No ha llovido mucho -y menos en Alicante- desde que esta ciudad destinara diversos lugares públicos, hoy de sobra conocidos por todos, para ajusticiar con la pena capital a los reos, condenados y personajes de dudosa calaña. Nos lo contaba el periodista Fernando Gil Sánchez en las páginas de este mismo diario hace ya casi tres décadas, y no por oscuro y morboso merece menos atención que otros fragmentos de nuestro pasado más benévolos y bucólicos.

Si les digo el nombre de Pedro Franqueza y Esteve, muchos de ustedes se quedarán a cuadros. Y no es para menos, ya que tan macabro y codicioso caballero vivió entre los siglos XVI y XVII. Sin embargo, si les aseguro que a media legua de nuestra ciudad, en la partida dicha antes "El Palamó", este Secretario de las Cortes y de la Santa Inquisición edificó 40 casas, denominando aquel pueblo -hoy barrio- como Villafranqueza, estoy convencido que ahora sí les suena más.

El poder de Franqueza no tuvo límites: "se enriqueció bajo el reinado de Felipe III, cometiendo todo linaje de abusos (É) Negociaba con todo, y cuando no podía obtener dinero en efectivo, se hacía regalar los objetos que más le agradaban". Del mismo modo, entre sus privilegios otorgados en gracia a su poderosa influencia "estaba el de levantar horcas, por supuesto que para utilizarlas en caso necesario (É) con la única condición de que una vez cumplida la fatal sentencia, tenía que desmontarla y trasladar el cadáver" (desde Villafranqueza) "a Alicante, para ser expuesto también en las horcas de esta población". Y así suponemos que sucedía.

"¿Qué lugares de nuestra ciudad se destinaban a tales menesteres?", se preguntarán ahora ustedes. La macabra exhibición permanente de las horcas se hacía en "el llano que hasta últimos del siglo XVIII existía en las afueras de la población, cerca de la orilla del mar, que después tomó el nombre de Portal de Elche y, más tarde, Plaza de las Horcas". La zona debía ser antaño realmente tétrica, pues junto a las horcas estaba "el tabladillo para los condenados a garrote vil". Desconocemos si aquellos artilugios frenaban los ataques delictivos de los alborotadores; sí podemos asegurar, en cambio, que al pobre campesino o al humilde artesano, al menos, se le debían caer los "palos del sombrajo" de miedo al pasar por la plaza. ¿Y a quién no?

Unos años después, por aquello de la modernidad, se trasladaron dichos elementos al paraje de "El Rihuet", en la actual avenida del Doctor Gadea.
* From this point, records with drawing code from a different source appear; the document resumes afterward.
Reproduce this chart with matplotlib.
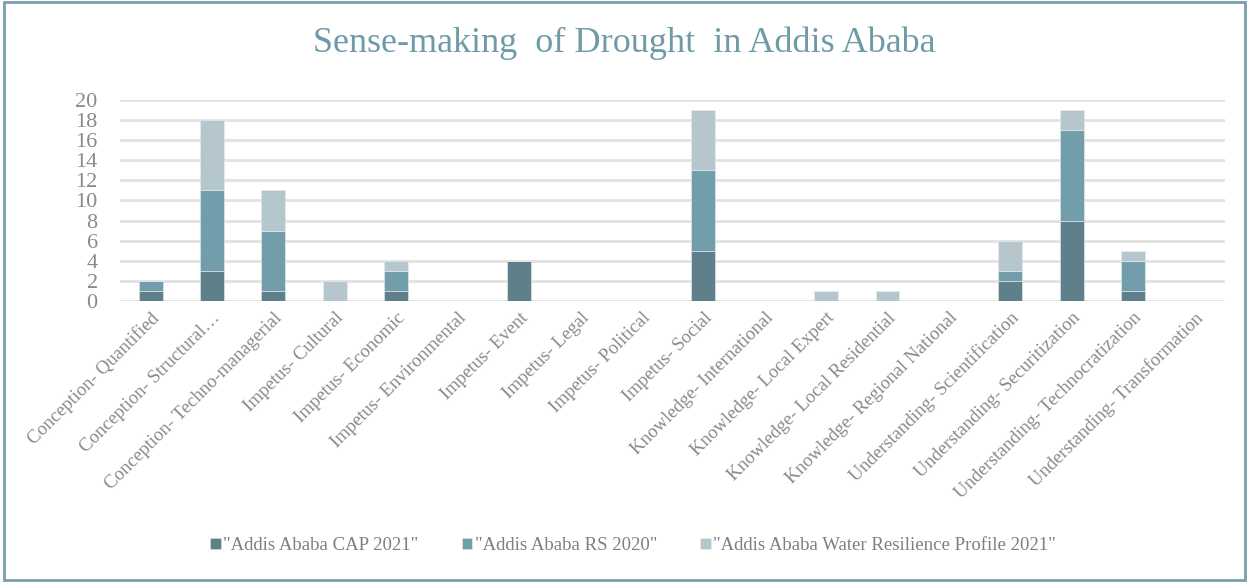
import numpy as np
import matplotlib
matplotlib.use('Agg')
import matplotlib.pyplot as plt
from matplotlib.patches import Rectangle

categories = [
    'Conception- Quantified', 'Conception- Structural…', 'Conception- Techno-managerial',
    'Impetus- Cultural', 'Impetus- Economic', 'Impetus- Environmental', 'Impetus- Event',
    'Impetus- Legal', 'Impetus- Political', 'Impetus- Social', 'Knowledge- International',
    'Knowledge- Local Expert', 'Knowledge- Local Residential', 'Knowledge- Regional National',
    'Understanding- Scientification', 'Understanding- Securitization',
    'Understanding- Technocratization', 'Understanding- Transformation',
]
cap_2021 = [1, 3, 1, 0, 1, 0, 4, 0, 0, 5, 0, 0, 0, 0, 2, 8, 1, 0]
rs_2020 = [1, 8, 6, 0, 2, 0, 0, 0, 0, 8, 0, 0, 0, 0, 1, 9, 3, 0]
water_2021 = [0, 7, 4, 2, 1, 0, 0, 0, 0, 6, 0, 1, 1, 0, 3, 2, 1, 0]
series_names = ['"Addis Ababa CAP 2021"', '"Addis Ababa RS 2020"',
                '"Addis Ababa Water Resilience Profile 2021"']
colors = ['#5f7f8b', '#729dab', '#b5c6cd']

plt.rcParams['font.family'] = 'serif'
plt.rcParams['font.serif'] = ['Liberation Serif', 'DejaVu Serif']

fig = plt.figure(figsize=(12.49, 5.82), dpi=100)
ax = fig.add_axes([0.096, 0.483, 0.885, 0.345])

x = np.arange(len(categories))
bottom = np.zeros(len(categories))
for vals, name, c in zip([cap_2021, rs_2020, water_2021], series_names, colors):
    ax.bar(x, vals, width=0.39, bottom=bottom, color=c, label=name,
           edgecolor='#e8eef0', linewidth=0.4, zorder=3)
    bottom += np.array(vals)

ax.set_ylim(0, 20)
ax.set_xlim(-0.5, len(categories) - 0.5)
ax.set_yticks(range(0, 21, 2))
ax.yaxis.grid(True, color='#e2e2e2', linewidth=2, zorder=0)
ax.set_axisbelow(True)
for s in ax.spines.values():
    s.set_visible(False)
ax.tick_params(length=0, colors='#8a8a8a')
ax.tick_params(axis='y', labelsize=16, pad=16)
ax.set_xticks(x)
ax.set_xticklabels(categories, rotation=45, ha='right', rotation_mode='anchor',
                   fontsize=13.5, color='#8a8a8a')
ax.tick_params(axis='x', pad=6)

fig.suptitle('Sense-making  of Drought  in Addis Ababa', y=0.955, fontsize=26,
             color='#6f9aa8')

fig.legend(loc='center', bbox_to_anchor=(0.507, 0.063), ncol=3, frameon=False,
           fontsize=13.5, labelcolor='#7f7f7f', handlelength=0.55, handleheight=0.55,
           handletextpad=0.15, columnspacing=2.3)

# outer frame
fig.patches.append(Rectangle((0.003, 0.004), 0.994, 0.992, transform=fig.transFigure,
                             fill=False, edgecolor='#7a9eab', linewidth=2))

fig.savefig('out.png', dpi=100)
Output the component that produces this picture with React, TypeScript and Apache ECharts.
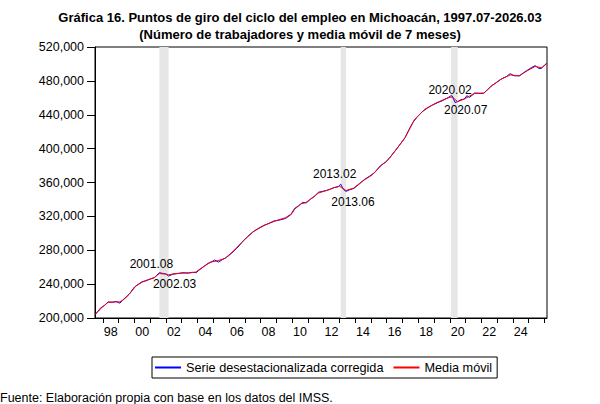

Lo de "Rihuet" venía porque en esa zona, junto al hermoso Baluarte de San Carlos, existía un barranco cuyo destino inexorable era el mar. Allí continuaron las horcas hasta el año 1832, cuando supuestamente desaparecieron para dejar como protagonista principal y de excepción al garrote vil, que se aplicaba "sólo" a los "delitos infamantes". El patíbulo continuaría siendo alzado en "El Rihuet" hasta la urbanización de los llanos, momento "en el que sería trasladado a los terrenos de lo que después sería el Parque de Canalejas".

De Pedro Franqueza y Esteve no sabemos mucho más de lo citado al comienzo de este artículo. En algún momento indeterminado de nuestro pasado, fueron descubiertas sus irregularidades y fue encerrado en la cárcel de Ocaña, haciendo bueno el dicho de "a todo cerdo le llega su San Martín". Intentó sobornar con "joyas al inquisidor de Valencia; con muchas alhajas a amigos de Toledo, y con cofres de oro y plata al extranjero". Pero ni con esas. Tras un proceso judicial largo y penoso -en el que se le acusó de más de 400 delitos-, se dictó su sentencia.

Franqueza no acabó ni en el patíbulo ni en una de sus horas, como podríamos pensar. Fue condenado a pagar una multa de "un millón y medio de ducados" (cerca de cuatro millones de las antiguas pesetas) y a cadena perpetua en la cárcel de León, donde pasó, si no toda, al menos una gran parte de su vida.

¿Aún seguimos creyendo que los tiempos pasados siempre fueron mejores que los actuales?